Dikutip dari laman Pertamina, standar emisi Euro ialah standar yang digunakan negara Eropa untuk mengetahui kualitas udara. Semakin tinggi standar Euro yang digunakan, semakin kecil pula batas kandungan gas karbon dioksida, nitrogen oksida, karbon monoksida, volatil hidrokarbon, dan partikel lain yang berdampak negatif pada manusia dan lingkungan. Euro IV ialah bahan bakar dengan kandungan sulfur maksimal 50 ppm.
Dari sejumlah produk BBM Pertamina, yang telah memenuhi ketentuan kandungan sulfur maksimal 50 ppm ialah pertamax green 95 dengan nilai oktan/RON 95, pertamax turbo RON 98, dan pertadex dengan nilai cetane 53. Di luar produk-produk itu, kandungan sulfurnya masih tinggi.
Pada unggahan di Instagram, Luhut juga menyebut perlunya pembatasan BBM bersubsidi agar tepat sasaran. ”Kita berharap 17 Agustus sudah mulai orang yang tak berhak dapat subsidi itu dikurangi. Kalau itu terjadi, sulfur (dalam BBM) kita kurangi. Itu juga akan mengurangi orang yang sakit infeksi saluran pernapasan akut (ISPA) dan akan menghemat (biaya) kesehatan sampai Rp 38 trilliun ekstra (dalam) pembayaran BPJS. Inefisiensi di negeri ini bertahap kita selesaikan,” lanjutnya.
Khusus mengenai rencana pembatasan BBM bersubsidi/kompensasi, Arifin mengatakan, masih memperdalam serta mempertajam data. Revisi Peraturan Presiden Nomor 191 Tahun 2014 tentang Penyediaan, Pendistribusian, dan Harga Jual Eceran BBM pun masih harus dibicarakan dengan menteri BUMN dan menteri Keuangan. ”Harus di antara tiga menteri, baru ke menko perekonomian,” ucapnya.
Bukan hal baru
Dosen Fakultas Teknologi Kebumian dan Energi Universitas Trisakti, Jakarta, Pri Agung Rakhmanto mengatakan, upaya-upaya pengenalan BBM ramah lingkungan bukan hal baru. Dilihat dari sisi positif, masyarakat akan memiliki lebih banyak pilihan, khususnya bagi mereka yang berdaya beli.
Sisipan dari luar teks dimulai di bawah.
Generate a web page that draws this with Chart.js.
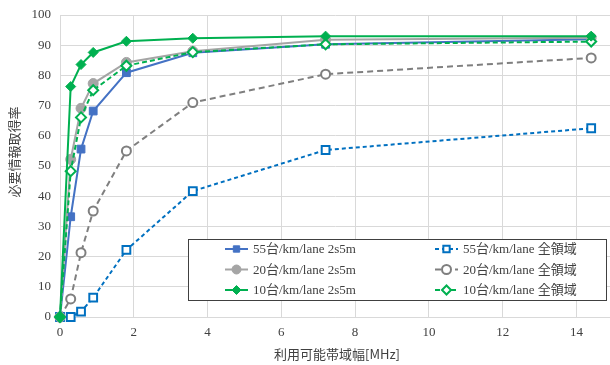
<!DOCTYPE html>
<html>
<head>
<meta charset="utf-8">
<script src="https://cdn.jsdelivr.net/npm/chart.js@4.4.1/dist/chart.umd.min.js"></script>
<style>
  html, body { margin: 0; padding: 0; background: #fff; }
  canvas { display: block; }
</style>
</head>
<body>
<canvas id="chart" width="610" height="365"></canvas>
<script>
/* ─── Data ─── */
const bandwidth = [0, 0.29, 0.57, 0.9, 1.8, 3.6, 7.2, 14.4];

const rate55Partial = [0, 33.2, 55.6, 68.2, 80.9, 87.5, 90.3, 92.0];
const rate20Partial = [0, 52.2, 69.1, 77.3, 84.3, 88.0, 91.8, 92.5];
const rate10Partial = [0, 76.3, 83.6, 87.6, 91.3, 92.3, 93.0, 93.0];
const rate55Full    = [0, 0.0, 1.8, 6.4, 22.2, 41.7, 55.3, 62.5];
const rate20Full    = [0, 6.0, 21.3, 35.1, 55.0, 71.0, 80.4, 85.8];
const rate10Full    = [0, 48.3, 66.1, 75.1, 83.2, 87.7, 90.3, 91.2];

const seriesLabels = [
  '55台/km/lane 2s5m', '55台/km/lane 全領域',
  '20台/km/lane 2s5m', '20台/km/lane 全領域',
  '10台/km/lane 2s5m', '10台/km/lane 全領域',
];

const xTicks = [0, 2, 4, 6, 8, 10, 12, 14];
const yTicks = [0, 10, 20, 30, 40, 50, 60, 70, 80, 90, 100];

const xTitle = '利用可能帯域幅[MHz]';
const yTitle = '必要情報取得率';

/* ─── Styles ─── */
const FONT = "'Liberation Serif', 'Noto Sans CJK JP', serif";
const TITLE_FONT = "'Noto Sans CJK JP', 'Liberation Serif', sans-serif";
const GRID = '#D9D9D9';

function toPoints(values) {
  return values.map((y, i) => ({ x: bandwidth[i], y }));
}

const STYLES = [
  { data: rate55Partial, color: '#4472C4', style: 'rect',    radius: 5.5, fill: true,  dash: [],     order: 3 },
  { data: rate55Full,    color: '#0070C0', style: 'rect',    radius: 5.5, fill: false, dash: [4, 3], order: 4 },
  { data: rate20Partial, color: '#A5A5A5', style: 'circle',  radius: 5,   fill: true,  dash: [],     order: 2 },
  { data: rate20Full,    color: '#7F7F7F', style: 'circle',  radius: 4.5, fill: false, dash: [6, 4], order: 5 },
  { data: rate10Partial, color: '#00B050', style: 'rectRot', radius: 5,   fill: true,  dash: [],     order: 0 },
  { data: rate10Full,    color: '#00B050', style: 'rectRot', radius: 5,   fill: false, dash: [5, 3], order: 1 },
];

const datasets = STYLES.map((s, i) => ({
  label: seriesLabels[i],
  data: toPoints(s.data),
  borderColor: s.color,
  backgroundColor: s.fill ? s.color : '#ffffff',
  borderWidth: 2,
  borderDash: s.dash,
  pointStyle: s.style,
  pointRadius: s.radius,
  pointBorderWidth: s.fill ? 1 : 2,
  pointBackgroundColor: s.fill ? s.color : '#ffffff',
  pointBorderColor: s.color,
  showLine: true,
  tension: 0,
  clip: false,
  order: s.order,
}));

/* ─── Boxed two-column legend inside the plot ─── */
const boxLegend = {
  id: 'boxLegend',
  afterDatasetsDraw(chart) {
    const ctx = chart.ctx;
    const box = { x: 188.5, y: 239.5, w: 418, h: 61 };
    const cols = [{ lx: 225, tx: 253 }, { lx: 435, tx: 463 }];
    const rows = [249, 269.5, 290];

    ctx.save();
    ctx.fillStyle = '#ffffff';
    ctx.fillRect(box.x, box.y, box.w, box.h);
    ctx.strokeStyle = '#404040';
    ctx.lineWidth = 1;
    ctx.strokeRect(box.x, box.y, box.w, box.h);

    ctx.font = '13px ' + FONT;
    ctx.textBaseline = 'middle';
    ctx.textAlign = 'left';

    chart.data.datasets.forEach((ds, i) => {
      const col = cols[i % 2];
      const y = rows[Math.floor(i / 2)];
      ctx.strokeStyle = ds.borderColor;
      ctx.lineWidth = 2;
      ctx.setLineDash(ds.borderDash || []);
      ctx.beginPath();
      ctx.moveTo(col.lx, y);
      ctx.lineTo(col.lx + 23, y);
      ctx.stroke();
      ctx.setLineDash([]);

      ctx.fillStyle = ds.pointBackgroundColor;
      ctx.strokeStyle = ds.pointBorderColor;
      ctx.lineWidth = ds.pointBorderWidth;
      Chart.helpers.drawPoint(ctx, {
        pointStyle: ds.pointStyle,
        radius: Math.min(ds.pointRadius, 4.5),
        rotation: 0,
        borderWidth: ds.pointBorderWidth,
      }, col.lx + 11.5, y);

      ctx.fillStyle = '#404040';
      ctx.fillText(ds.label, col.tx, y + 1);
    });
    ctx.restore();
  },
};

/* ─── Axis titles ─── */
const axisTitles = {
  id: 'axisTitles',
  afterDraw(chart) {
    const ctx = chart.ctx;
    ctx.save();
    ctx.fillStyle = '#404040';
    ctx.font = '13px ' + TITLE_FONT;
    ctx.textAlign = 'center';
    ctx.textBaseline = 'middle';
    ctx.fillText(xTitle, 337, 354);
    ctx.translate(14, 152);
    ctx.rotate(-Math.PI / 2);
    ctx.fillText(yTitle, 0, 0);
    ctx.restore();
  },
};

// keep the plot edges fixed regardless of tick label overhang
function fixPadding(scale) {
  scale.paddingLeft = 0;
  scale.paddingRight = 0;
  scale.paddingTop = 0;
  scale.paddingBottom = 0;
}

new Chart(document.getElementById('chart'), {
  type: 'scatter',
  data: { datasets },
  plugins: [boxLegend, axisTitles],
  options: {
    responsive: false,
    animation: false,
    layout: { autoPadding: false, padding: { top: 15, right: 0, left: 0, bottom: 0 } },
    plugins: {
      legend: { display: false },
      tooltip: { enabled: false },
    },
    scales: {
      x: {
        type: 'linear',
        min: 0,
        max: 14.91,
        afterBuildTicks: (scale) => { scale.ticks = xTicks.map(v => ({ value: v })); },
        afterFit: (scale) => { scale.height = 48; fixPadding(scale); },
        grid: { color: GRID, drawTicks: false },
        border: { color: GRID },
        ticks: { color: '#404040', font: { family: FONT, size: 13 }, padding: 8 },
      },
      y: {
        type: 'linear',
        min: 0,
        max: 100,
        afterBuildTicks: (scale) => { scale.ticks = yTicks.map(v => ({ value: v })); },
        afterFit: (scale) => { scale.width = 60; fixPadding(scale); },
        grid: { color: GRID, drawTicks: false },
        border: { color: GRID },
        ticks: { color: '#404040', font: { family: FONT, size: 13 }, padding: 9 },
      },
    },
  },
});
</script>
</body>
</html>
Baginya, yang terpenting ialah transparansi. ”Apakah ada kaitannya dengan fiskal atau APBN? Bagaimanapun, jika ada produk baru, penggolongan BBM-nya akan berbeda. Bagi saya, lebih penting ialah tujuan dilakukannya kebijakan ini sehingga publik punya ekspektasi yang proporsional. Apakah jumlah BBM subsidi/kompensasinya berkurang atau seperti apa? Itu perlu kejelasan dan lebih penting,” katanya.
Terkait rencana pembatasan BBM bersubsidi/kompensasi agar lebih tepat sasaran, Pri Agung juga mengatakan, kesiapannya perlu benar-benar diperhatikan. Sebab, hal itu bukan sesuatu yang mudah diimplementasikan oleh Pertamina, termasuk agar bagaimana tidak menimbulkan gejolak sosial. Oleh karena itu, komunikasi publik yang baik penting agar masyarakat mendapat gambaran yang jelas akan satu kebijakan.
Strategi peralihan dari premium RON 88 ke pertalite RON 90, kata Pri Agung, dapat ditiru. ”Dalam arti, percontohan dulu, baru kemudian perlahan-lahan ditiadakan sehingga peralihannya berjalan mulus. Sambil juga terus dilakukan edukasi kepada masyarakat bahwa BBM ini tidak bisa terus-terusan ditanggung, siapa pun pemerintahannya,” ujar Pri Agung.